Git install python packages

Hi,

As a chef user I thought I would give this a try. Docs are not clear. Any other framework I would have given up but I will give one more shot. This framework is not critical my any stretch of the imagination so unless docs are cleaned up I dont expect wide adoption esp for python devs.

That being said…

I can build a plan and export. I ssh into the container to find my pip install libs. Guess what they are nowhere to be found despite the below. So how do I do a simple pip install?

Requirement already satisfied: flask==0.12.2 in /hab/pkgs/core/python2/2.7.15/20181212185420/lib/python2.7/site-packages (from -r /hab/pkgs/david/flask/0.1.0/20181223112622/app/requirements.txt (line 1)) (0.12.2)

Requirement already satisfied: redis in /hab/pkgs/core/python2/2.7.15/20181212185420/lib/python2.7/site-packages (from -r /hab/pkgs/david/flask/0.1.0/20181223112622/app/requirements.txt (line 2)) (3.0.1)

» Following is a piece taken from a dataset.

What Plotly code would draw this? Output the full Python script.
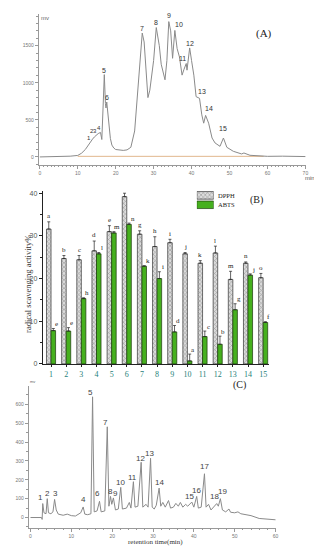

Requirement already satisfied: itsdangerous>=0.21 in /hab/pkgs/core/python2/2.7.15/20181212185420/lib/python2.7/site-packages (from flask==0.12.2->-r /hab/pkgs/david/flask/0.1.0/20181223112622/app/requirements.txt (line

pkg_name=flask
pkg_origin=sfsfgsfg
pkg_version=“0.1.0”
pkg_maintainer=“The Habitat Maintainers humans@habitat.sh
pkg_license=(“Apache-2.0”)

pkg_build_deps=(core/coreutils core/gcc core/python2)

pkg_deps=(
core/python2
)

do_download() {
return 0
}
do_verify() {
return 0
}
do_clean() {
return 0
}

do_build() {
pip install --upgrade pip
}

do_install() {

The application exists as a single file in the directory. A real application

would likely a single app directory or a few directories.

app_dir=$pkg_prefix/app
mkdir $app_dir
cp index.py $app_dir/
cp requirements.txt $app_dir/
cp app.py $app_dir/
cd $pkg_prefix
pip install -r $app_dir/requirements.txt
}

It looks like you’re installing your pip deps into the global python installation, which lives in the core/python package. When you export, you’re using a clean version of core/python without these added packages. That’s obviously not what you’re going for.

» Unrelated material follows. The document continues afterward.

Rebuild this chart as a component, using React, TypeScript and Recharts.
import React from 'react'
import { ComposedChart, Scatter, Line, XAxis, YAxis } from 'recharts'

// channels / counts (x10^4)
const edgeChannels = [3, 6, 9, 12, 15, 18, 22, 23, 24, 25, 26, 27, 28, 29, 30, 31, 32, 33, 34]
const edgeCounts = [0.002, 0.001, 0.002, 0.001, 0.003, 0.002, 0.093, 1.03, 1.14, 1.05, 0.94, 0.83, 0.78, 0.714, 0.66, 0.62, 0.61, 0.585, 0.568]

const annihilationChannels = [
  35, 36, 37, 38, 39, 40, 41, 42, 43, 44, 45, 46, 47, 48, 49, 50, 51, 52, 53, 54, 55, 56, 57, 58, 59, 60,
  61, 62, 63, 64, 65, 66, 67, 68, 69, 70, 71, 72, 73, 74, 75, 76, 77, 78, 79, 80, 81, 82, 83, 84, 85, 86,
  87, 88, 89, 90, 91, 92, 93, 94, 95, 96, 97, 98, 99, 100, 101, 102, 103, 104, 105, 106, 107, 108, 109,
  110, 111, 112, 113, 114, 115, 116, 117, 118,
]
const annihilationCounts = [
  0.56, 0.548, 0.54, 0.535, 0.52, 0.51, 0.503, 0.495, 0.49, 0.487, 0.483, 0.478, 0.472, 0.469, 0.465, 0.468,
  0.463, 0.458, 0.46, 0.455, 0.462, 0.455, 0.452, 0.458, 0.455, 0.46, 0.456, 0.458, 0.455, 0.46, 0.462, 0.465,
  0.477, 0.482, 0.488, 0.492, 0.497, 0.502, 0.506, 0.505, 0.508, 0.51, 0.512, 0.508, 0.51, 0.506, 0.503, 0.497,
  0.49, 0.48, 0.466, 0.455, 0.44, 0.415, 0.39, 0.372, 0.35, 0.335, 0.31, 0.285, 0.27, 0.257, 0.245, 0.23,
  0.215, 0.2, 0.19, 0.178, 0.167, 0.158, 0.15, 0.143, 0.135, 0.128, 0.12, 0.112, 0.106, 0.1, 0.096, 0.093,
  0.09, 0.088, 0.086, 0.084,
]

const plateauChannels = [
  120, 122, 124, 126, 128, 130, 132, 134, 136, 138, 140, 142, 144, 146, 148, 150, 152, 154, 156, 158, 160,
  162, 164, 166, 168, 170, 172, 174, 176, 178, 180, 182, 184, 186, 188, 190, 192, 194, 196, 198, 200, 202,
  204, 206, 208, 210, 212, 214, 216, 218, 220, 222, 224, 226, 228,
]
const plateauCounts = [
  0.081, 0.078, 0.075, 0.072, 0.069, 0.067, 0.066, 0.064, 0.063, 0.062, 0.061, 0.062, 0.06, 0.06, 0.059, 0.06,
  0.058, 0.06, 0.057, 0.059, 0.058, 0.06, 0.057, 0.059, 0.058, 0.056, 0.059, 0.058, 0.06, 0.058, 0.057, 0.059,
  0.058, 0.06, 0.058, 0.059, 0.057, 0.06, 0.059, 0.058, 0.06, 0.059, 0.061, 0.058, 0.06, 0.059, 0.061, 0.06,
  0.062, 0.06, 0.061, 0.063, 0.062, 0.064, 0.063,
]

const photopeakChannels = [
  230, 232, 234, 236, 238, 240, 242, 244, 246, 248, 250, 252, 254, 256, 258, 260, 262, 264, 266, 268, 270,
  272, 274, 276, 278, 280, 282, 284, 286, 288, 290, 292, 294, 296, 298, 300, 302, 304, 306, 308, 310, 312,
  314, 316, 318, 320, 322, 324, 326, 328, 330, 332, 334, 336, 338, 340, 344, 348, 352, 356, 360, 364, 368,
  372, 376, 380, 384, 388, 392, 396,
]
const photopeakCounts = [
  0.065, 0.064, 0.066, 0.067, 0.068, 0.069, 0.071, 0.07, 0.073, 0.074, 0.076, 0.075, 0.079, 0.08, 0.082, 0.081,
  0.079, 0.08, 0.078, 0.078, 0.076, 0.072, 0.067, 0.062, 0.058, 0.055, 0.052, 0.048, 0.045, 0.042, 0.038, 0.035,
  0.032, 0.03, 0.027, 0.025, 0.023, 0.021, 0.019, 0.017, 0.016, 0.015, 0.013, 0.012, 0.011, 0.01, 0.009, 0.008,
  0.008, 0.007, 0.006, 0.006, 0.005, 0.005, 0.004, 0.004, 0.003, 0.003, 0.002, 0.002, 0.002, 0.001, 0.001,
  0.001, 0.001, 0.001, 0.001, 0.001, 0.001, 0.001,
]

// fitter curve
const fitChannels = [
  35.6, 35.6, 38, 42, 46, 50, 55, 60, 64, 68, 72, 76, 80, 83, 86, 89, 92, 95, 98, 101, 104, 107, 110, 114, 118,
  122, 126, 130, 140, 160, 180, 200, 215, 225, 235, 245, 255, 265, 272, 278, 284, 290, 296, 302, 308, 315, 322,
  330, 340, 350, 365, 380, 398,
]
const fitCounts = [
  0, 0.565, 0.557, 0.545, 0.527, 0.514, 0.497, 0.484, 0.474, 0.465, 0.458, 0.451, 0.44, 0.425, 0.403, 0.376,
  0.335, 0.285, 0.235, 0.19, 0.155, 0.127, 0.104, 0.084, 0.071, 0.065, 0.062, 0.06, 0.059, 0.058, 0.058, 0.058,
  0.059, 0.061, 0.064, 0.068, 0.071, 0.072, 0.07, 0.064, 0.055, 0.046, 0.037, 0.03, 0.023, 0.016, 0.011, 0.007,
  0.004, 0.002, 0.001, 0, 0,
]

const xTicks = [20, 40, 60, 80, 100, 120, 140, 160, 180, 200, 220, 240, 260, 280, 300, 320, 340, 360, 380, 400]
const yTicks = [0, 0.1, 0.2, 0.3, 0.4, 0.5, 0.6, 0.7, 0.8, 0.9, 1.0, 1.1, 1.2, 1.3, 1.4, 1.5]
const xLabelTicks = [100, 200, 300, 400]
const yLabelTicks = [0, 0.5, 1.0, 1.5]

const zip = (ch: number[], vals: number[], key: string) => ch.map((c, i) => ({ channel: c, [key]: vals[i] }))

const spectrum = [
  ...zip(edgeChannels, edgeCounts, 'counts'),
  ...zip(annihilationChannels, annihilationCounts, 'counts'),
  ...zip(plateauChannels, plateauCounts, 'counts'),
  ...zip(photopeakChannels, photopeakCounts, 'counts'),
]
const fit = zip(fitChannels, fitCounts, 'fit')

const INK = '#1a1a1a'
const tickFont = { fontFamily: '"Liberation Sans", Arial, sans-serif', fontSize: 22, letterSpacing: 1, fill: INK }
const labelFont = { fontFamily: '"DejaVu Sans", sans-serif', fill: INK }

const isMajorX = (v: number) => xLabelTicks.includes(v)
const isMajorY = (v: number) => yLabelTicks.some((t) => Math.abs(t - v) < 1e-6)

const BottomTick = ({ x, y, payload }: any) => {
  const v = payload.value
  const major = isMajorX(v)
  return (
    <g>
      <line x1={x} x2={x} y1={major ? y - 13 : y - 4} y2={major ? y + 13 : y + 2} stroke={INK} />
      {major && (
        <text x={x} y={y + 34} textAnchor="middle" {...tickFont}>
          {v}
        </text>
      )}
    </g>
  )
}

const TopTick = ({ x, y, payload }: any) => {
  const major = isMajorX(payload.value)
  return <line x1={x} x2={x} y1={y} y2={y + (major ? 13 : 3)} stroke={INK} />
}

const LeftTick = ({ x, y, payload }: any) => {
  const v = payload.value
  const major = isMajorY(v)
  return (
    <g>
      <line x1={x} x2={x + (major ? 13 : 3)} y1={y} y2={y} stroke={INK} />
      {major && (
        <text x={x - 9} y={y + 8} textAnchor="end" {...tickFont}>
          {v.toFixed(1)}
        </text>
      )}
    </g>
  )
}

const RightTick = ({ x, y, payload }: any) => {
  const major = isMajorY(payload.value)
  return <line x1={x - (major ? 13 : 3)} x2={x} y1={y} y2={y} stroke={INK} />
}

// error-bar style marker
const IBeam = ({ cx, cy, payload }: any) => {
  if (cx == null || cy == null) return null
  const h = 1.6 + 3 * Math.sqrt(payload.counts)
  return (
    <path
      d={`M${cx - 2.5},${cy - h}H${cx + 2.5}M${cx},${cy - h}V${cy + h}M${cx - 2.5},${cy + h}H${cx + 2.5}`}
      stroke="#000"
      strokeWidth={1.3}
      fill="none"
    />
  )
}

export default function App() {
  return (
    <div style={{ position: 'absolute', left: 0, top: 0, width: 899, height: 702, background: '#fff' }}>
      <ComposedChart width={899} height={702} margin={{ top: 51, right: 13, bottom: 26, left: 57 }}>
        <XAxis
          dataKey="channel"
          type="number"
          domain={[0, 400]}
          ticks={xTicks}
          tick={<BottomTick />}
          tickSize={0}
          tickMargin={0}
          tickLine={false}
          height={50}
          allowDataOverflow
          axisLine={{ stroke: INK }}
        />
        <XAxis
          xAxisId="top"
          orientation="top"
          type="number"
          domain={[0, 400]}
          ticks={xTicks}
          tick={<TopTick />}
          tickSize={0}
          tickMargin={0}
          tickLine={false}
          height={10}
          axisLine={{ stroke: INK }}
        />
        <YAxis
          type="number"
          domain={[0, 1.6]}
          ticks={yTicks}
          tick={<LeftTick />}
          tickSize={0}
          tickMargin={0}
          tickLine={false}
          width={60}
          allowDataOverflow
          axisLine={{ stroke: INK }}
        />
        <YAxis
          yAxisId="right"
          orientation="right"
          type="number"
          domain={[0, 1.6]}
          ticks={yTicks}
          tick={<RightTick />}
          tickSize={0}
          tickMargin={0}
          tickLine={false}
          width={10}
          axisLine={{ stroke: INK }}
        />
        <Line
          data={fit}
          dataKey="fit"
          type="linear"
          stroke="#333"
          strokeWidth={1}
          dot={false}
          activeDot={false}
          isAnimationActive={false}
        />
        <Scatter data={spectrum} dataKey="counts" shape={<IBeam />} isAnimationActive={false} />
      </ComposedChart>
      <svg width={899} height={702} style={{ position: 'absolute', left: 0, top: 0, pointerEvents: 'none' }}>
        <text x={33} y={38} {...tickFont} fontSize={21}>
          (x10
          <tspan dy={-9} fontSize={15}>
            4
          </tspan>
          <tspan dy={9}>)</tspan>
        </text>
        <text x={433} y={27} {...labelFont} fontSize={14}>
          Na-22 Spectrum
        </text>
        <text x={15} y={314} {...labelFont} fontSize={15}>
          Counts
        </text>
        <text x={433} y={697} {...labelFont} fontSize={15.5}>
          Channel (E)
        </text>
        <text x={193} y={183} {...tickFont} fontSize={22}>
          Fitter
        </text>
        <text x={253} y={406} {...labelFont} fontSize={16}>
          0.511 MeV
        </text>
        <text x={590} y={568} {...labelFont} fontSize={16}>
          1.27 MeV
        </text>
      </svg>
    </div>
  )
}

Consider using a virtual environment. Virtual envs are generally best practice no matter where/how you’re deploying Python. I’m building Python services and CLI tools with Habitat without any issue. Here’s roughly how I do it:

For services:

do_install() {
    mkdir -p $pkg_prefix
    # copy all service files into $pkg_prefix (usually from $PLAN_CONTEXT/..)
    cd $pkg_prefix
    python -m venv venv
    source ./venv/bin/activate
    pip install -r path/to/requirements.txt
}

In the service’s init hook, symlink all the service files and venv folder into the service’s var directory, {{pkg.svc_var_path}}. In the run hook, cd into the service’s var directory, source env/bin/activate, and start your service as you normally would.

For CLI tools:

pkg_bin_dirs=(bin)
do_install() {
    cd $pkg_prefix
    python -m venv .
    source ./bin/activate
    pip install "${PLAN_CONTEXT}/.."
    # where the habitat directory is in the top level of the python package, next to setup.py
}

If you have shell entrypoints configured in your package, the binstubs will be put in $pkg_prefix/bin, which makes it easy to binlink globally or hab pkg exec.

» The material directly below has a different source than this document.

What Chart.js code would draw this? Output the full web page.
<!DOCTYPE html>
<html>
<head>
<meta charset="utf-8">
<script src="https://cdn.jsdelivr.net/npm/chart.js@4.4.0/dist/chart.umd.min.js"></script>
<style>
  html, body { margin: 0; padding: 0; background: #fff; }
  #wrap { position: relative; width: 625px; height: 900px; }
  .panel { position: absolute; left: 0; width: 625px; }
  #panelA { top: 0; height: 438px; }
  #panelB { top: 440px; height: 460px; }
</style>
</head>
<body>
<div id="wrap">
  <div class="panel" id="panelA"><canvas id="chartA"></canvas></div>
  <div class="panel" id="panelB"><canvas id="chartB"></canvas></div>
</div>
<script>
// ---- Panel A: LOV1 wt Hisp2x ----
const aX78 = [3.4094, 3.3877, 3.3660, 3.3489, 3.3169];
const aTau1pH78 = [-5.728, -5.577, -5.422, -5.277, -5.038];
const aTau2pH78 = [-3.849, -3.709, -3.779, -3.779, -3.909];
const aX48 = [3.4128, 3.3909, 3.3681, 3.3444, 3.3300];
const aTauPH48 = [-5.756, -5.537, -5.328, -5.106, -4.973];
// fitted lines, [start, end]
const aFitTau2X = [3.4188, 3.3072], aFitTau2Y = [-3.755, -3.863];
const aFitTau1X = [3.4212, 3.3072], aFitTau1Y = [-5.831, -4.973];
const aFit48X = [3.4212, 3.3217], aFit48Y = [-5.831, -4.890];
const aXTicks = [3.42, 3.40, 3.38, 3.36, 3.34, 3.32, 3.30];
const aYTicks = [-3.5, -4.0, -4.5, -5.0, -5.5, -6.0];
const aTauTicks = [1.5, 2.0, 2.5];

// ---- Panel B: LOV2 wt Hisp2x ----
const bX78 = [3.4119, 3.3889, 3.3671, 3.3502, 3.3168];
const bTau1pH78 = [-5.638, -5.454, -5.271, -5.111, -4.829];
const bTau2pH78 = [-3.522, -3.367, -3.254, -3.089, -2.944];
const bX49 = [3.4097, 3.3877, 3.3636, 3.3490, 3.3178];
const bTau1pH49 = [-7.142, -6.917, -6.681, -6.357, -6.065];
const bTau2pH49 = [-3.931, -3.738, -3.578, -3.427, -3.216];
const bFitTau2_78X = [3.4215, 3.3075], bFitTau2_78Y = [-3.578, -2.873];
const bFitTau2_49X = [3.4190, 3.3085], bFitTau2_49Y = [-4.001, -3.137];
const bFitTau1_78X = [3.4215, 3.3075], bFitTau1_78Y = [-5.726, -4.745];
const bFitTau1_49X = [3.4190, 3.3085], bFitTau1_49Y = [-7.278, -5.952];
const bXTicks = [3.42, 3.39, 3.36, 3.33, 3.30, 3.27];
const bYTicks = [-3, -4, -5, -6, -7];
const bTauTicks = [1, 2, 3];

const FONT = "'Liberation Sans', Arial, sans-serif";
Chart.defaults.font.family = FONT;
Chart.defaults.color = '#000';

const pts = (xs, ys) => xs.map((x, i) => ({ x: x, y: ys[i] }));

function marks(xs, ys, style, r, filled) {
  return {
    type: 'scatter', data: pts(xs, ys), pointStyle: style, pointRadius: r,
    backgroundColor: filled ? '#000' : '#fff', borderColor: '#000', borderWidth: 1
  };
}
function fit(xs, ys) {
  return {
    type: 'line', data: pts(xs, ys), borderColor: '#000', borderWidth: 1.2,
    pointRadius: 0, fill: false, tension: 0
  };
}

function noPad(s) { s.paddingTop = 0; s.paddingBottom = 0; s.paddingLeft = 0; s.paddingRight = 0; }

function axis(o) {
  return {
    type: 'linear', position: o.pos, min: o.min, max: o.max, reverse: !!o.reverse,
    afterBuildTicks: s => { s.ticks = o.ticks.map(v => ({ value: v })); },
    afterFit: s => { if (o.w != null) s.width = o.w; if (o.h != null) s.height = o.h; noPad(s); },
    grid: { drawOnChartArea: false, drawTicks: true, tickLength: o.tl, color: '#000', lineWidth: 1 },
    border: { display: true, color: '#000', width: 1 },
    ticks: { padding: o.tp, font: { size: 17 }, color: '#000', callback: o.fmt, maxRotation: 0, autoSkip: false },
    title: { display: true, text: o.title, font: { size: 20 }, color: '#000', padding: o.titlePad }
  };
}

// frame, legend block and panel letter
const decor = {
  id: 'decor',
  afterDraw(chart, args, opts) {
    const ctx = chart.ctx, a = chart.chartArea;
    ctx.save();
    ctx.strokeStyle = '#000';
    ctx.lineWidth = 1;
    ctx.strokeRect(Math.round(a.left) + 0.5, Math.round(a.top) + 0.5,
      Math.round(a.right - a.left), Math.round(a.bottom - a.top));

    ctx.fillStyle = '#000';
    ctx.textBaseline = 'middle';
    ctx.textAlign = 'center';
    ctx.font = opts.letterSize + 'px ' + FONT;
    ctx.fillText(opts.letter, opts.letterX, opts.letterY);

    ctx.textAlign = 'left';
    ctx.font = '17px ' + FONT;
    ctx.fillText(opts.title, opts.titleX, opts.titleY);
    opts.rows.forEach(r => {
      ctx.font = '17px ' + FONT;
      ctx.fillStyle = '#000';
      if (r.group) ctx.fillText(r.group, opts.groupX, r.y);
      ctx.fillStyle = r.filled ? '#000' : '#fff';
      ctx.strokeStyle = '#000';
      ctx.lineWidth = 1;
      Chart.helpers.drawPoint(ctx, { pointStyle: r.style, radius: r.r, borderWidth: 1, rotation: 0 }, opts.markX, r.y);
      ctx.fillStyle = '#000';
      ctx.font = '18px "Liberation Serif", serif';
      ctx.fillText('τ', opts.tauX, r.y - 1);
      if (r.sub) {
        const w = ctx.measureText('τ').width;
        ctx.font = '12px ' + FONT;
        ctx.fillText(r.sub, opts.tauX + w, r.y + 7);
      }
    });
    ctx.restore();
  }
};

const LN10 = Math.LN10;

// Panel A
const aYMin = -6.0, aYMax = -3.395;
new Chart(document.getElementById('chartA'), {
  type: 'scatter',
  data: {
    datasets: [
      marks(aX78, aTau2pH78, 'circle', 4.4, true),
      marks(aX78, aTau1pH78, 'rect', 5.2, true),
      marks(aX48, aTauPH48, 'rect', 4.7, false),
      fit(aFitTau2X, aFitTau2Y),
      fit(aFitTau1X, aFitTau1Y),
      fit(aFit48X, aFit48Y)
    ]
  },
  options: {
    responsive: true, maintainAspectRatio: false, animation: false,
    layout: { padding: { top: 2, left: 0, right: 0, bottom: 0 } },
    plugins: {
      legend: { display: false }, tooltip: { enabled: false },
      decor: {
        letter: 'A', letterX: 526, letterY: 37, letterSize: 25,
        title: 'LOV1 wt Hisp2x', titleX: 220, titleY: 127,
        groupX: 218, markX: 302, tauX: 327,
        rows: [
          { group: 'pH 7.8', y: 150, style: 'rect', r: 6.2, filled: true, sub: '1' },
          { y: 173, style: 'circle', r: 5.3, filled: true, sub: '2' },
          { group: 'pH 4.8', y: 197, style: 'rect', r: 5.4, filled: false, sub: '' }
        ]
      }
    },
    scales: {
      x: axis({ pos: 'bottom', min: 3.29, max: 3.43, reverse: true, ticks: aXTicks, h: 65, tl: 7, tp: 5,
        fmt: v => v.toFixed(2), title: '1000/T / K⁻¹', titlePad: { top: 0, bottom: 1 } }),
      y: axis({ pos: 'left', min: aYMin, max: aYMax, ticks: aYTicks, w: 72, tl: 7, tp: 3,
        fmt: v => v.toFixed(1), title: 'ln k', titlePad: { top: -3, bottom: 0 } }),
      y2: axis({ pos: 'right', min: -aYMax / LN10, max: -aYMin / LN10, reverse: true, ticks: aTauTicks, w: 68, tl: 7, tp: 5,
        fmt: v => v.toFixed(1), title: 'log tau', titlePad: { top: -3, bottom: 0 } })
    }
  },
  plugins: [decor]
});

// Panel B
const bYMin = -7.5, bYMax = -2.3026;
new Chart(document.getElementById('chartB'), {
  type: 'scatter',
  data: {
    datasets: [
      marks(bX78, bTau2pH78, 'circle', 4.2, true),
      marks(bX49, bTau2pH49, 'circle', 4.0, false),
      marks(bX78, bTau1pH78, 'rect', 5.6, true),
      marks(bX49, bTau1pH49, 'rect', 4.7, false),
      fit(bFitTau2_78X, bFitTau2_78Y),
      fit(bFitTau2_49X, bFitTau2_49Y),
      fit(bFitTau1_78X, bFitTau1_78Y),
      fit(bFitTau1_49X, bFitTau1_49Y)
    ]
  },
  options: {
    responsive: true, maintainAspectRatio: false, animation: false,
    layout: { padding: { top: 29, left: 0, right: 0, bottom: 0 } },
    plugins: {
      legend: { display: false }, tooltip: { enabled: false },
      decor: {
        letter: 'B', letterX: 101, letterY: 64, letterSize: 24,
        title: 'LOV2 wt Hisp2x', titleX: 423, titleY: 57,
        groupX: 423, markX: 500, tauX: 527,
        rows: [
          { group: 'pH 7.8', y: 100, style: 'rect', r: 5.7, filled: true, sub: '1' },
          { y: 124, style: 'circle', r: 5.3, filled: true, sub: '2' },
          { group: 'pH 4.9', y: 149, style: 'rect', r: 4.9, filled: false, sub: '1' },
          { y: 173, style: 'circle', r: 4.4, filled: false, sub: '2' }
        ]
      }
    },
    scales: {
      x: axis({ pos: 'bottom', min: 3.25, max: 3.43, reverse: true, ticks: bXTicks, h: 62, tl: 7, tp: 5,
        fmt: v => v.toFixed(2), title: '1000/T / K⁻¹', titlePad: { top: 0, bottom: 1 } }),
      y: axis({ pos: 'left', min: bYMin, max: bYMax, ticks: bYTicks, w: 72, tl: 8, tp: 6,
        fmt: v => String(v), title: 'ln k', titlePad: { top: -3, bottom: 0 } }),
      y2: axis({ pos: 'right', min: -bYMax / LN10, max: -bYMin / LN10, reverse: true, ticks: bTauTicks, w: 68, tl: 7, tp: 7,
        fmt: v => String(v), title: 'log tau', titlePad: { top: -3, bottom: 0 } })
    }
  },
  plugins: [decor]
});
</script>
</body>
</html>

Note: the venv module is only included by default in Python 3. You may need to do some legwork to get this working with core/python2

Be aware also you may sometimes need to append your package’s path to the PYTHONPATH environment variable. You can do that like this in your plan.sh as needed:

do_setup_environment() {
  push_runtime_env PYTHONPATH "${pkg_prefix}/lib/python${python_major_version}/site-packages"
  return $?
}

This allows any package that depends on this one to inherit an additional layer of PYTHONPATH.